The Open Source Initiative today announced that Microsoft has joined the organisation as an official sponsor.
Founded in 1998, the Open Source Initiative is one of the most effective advocates for open source software, emphasising education, collaboration, and “preventing abuse of the ideals and ethos inherent to the open source movement.”
Sponsorship is a vocal acknowledgement of open source values. It also provides the organization with much-needed funds, although the announcement didn’t say precisely how much Microsoft is pumping into its coffers.
Over the past fifteen-or-so years, Microsoft has undergone what could be described as a Damascene Conversion, when it comes to free and open source software.

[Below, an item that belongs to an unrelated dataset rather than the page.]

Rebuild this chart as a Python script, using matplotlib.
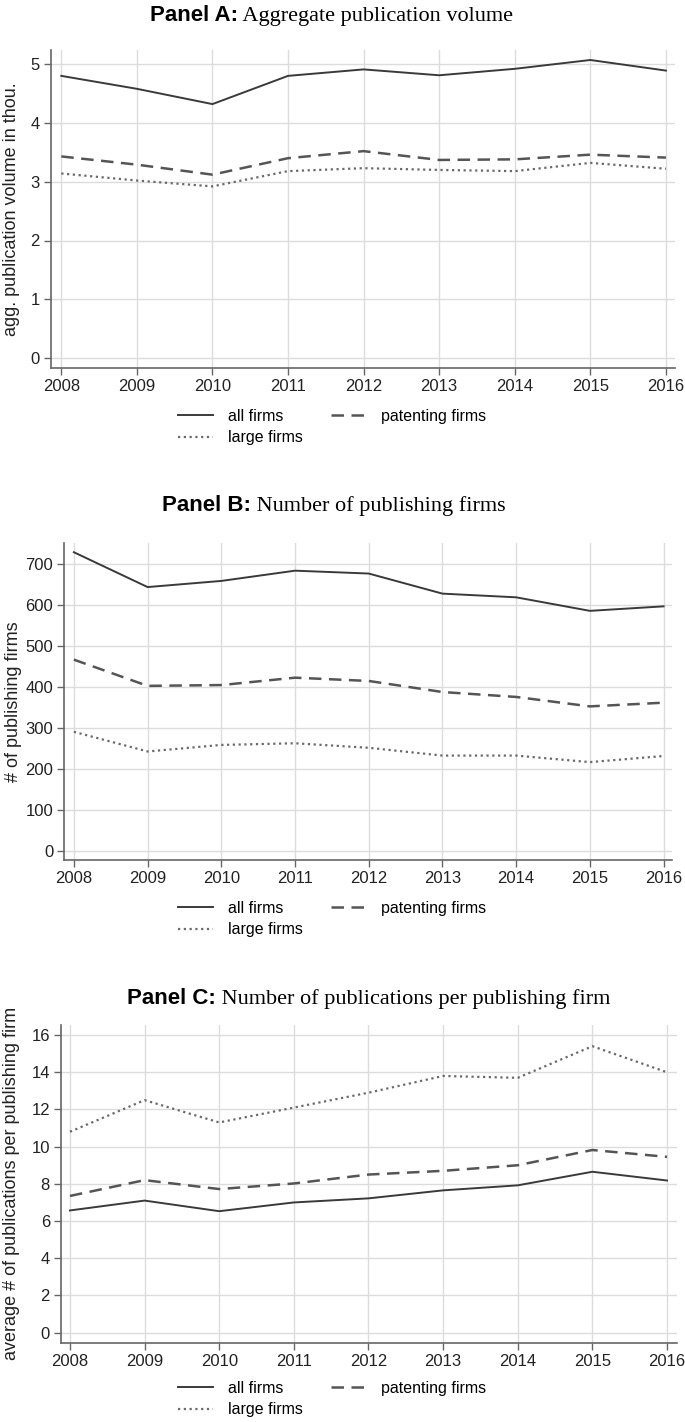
import matplotlib
matplotlib.use('Agg')
import matplotlib.pyplot as plt
from matplotlib import font_manager

years = [2008, 2009, 2010, 2011, 2012, 2013, 2014, 2015, 2016]

# Panel A: aggregate publication volume (thousands)
vol_all = [4.80, 4.58, 4.32, 4.80, 4.91, 4.81, 4.92, 5.07, 4.89]
vol_pat = [3.43, 3.29, 3.12, 3.40, 3.52, 3.37, 3.38, 3.46, 3.41]
vol_large = [3.14, 3.02, 2.92, 3.18, 3.23, 3.20, 3.18, 3.32, 3.22]

# Panel B: number of publishing firms
firms_all = [728, 643, 658, 683, 676, 627, 618, 585, 596]
firms_pat = [466, 402, 404, 422, 414, 387, 375, 352, 361]
firms_large = [290, 242, 258, 262, 251, 232, 232, 216, 231]

# Panel C: publications per publishing firm
per_all = [6.57, 7.10, 6.53, 7.00, 7.22, 7.65, 7.92, 8.65, 8.18]
per_pat = [7.35, 8.20, 7.72, 8.02, 8.50, 8.70, 9.00, 9.82, 9.45]
per_large = [10.80, 12.50, 11.30, 12.10, 12.90, 13.80, 13.70, 15.40, 14.00]

names = ['all firms', 'patenting firms', 'large firms']

avail = set(f.name for f in font_manager.fontManager.ttflist)
narrow = 'Liberation Sans Narrow' if 'Liberation Sans Narrow' in avail else 'Liberation Sans'
plt.rcParams['font.family'] = [narrow, 'DejaVu Sans']

W, H = 685, 1422
fig = plt.figure(figsize=(W / 100, H / 100), dpi=100)

def px_axes(left, top, right, bottom):
    return fig.add_axes([left / W, 1 - bottom / H, (right - left) / W, (bottom - top) / H])

def panel(box, series, yticks, ylim, xlim, ylabel, ylab_x, title_b, title_r, title_x, title_y, leg_y):
    ax = px_axes(*box)
    styles = [dict(color='#3a3a3a', lw=1.4, ls='-'),
              dict(color='#555555', lw=1.8, ls=(0, (5, 3))),
              dict(color='#6a6a6a', lw=1.6, ls=(0, (1, 1.6)))]
    lines = []
    for vals, st, nm in zip(series, styles, names):
        l, = ax.plot(years, vals, label=nm, **st)
        lines.append(l)
    ax.set_xlim(xlim)
    ax.set_ylim(ylim)
    ax.set_xticks(years)
    ax.set_yticks(yticks)
    ax.grid(True, color='#dcdcdc', lw=1.0)
    ax.set_axisbelow(True)
    for s in ['top', 'right']:
        ax.spines[s].set_visible(False)
    for s in ['left', 'bottom']:
        ax.spines[s].set_color('#666666')
        ax.spines[s].set_linewidth(1.2)
    ax.tick_params(direction='out', length=5, width=1.0, color='#666666',
                   labelsize=12, labelcolor='#222222', pad=3)
    fig.text(ylab_x / W, 1 - (box[1] + box[3]) / 2 / H, ylabel, rotation=90,
             ha='center', va='center', fontsize=13, family='Liberation Sans', color='#222222')
    t1 = fig.text(title_x / W, 1 - title_y / H, title_b, fontsize=16, fontweight='bold',
                  family='Liberation Sans', ha='left', va='baseline', color='black')
    ax.annotate(' ' + title_r, xy=(1, 0), xycoords=t1, va='bottom', ha='left',
                fontsize=16, family='Liberation Serif', color='black')
    fig.legend([lines[0], lines[2], lines[1]], [names[0], names[2], names[1]],
               ncol=2, loc='upper left', bbox_to_anchor=(178 / W, 1 - leg_y / H),
               frameon=False, fontsize=11.5, handlelength=2.2, handletextpad=0.9,
               columnspacing=1.8, labelspacing=0.4, borderpad=0, borderaxespad=0)
    return ax

panel((50.7, 50, 675, 367.5), [vol_all, vol_pat, vol_large], [0, 1, 2, 3, 4, 5],
      (-0.16, 5.24), (2007.86, 2016.12), 'agg. publication volume in thou.', 12,
      'Panel A:', 'Aggregate publication volume', 150, 21, 409)

panel((64.3, 543, 671.7, 860), [firms_all, firms_pat, firms_large],
      [0, 100, 200, 300, 400, 500, 600, 700],
      (-22.7, 750.5), (2007.87, 2016.11), '# of publishing firms', 14,
      'Panel B:', 'Number of publishing firms', 162, 511, 901)

panel((61, 1025, 676.7, 1342.7), [per_all, per_pat, per_large],
      [0, 2, 4, 6, 8, 10, 12, 14, 16],
      (-0.54, 16.54), (2007.88, 2016.13), 'average # of publications per publishing firm', 12,
      'Panel C:', 'Number of publications per publishing firm', 127, 1004, 1381)

fig.savefig('out.png', dpi=100, facecolor='white')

In 2001, then-CEO Steve Balmer described Linux as a “cancer” that “attaches itself to everything in an intellectual property sense.” Over the following years, Microsoft’s demeanour to open source thawed, and in the 2000’s it launched two new open source licenses, the Microsoft Community License and the Microsoft Permissive License.
Microsoft has open-sourced the .Net framework, as well as other major software products, like Visual Studio Code and Typescript. It also brought Bash to Windows, and Powershell and the .Net framework to Linux and MacOS.
And perhaps most surprising, last November Microsoft joined the Linux Foundation.
And now here we are. Microsoft’s sponsorship of the Open Source Initiative is yet another reminder – as if we needed it – that the company’s commitment to open source software and transparency is more than lip-service. The bad old days of Balmer and “embrace, extend, and extinguish” are long gone.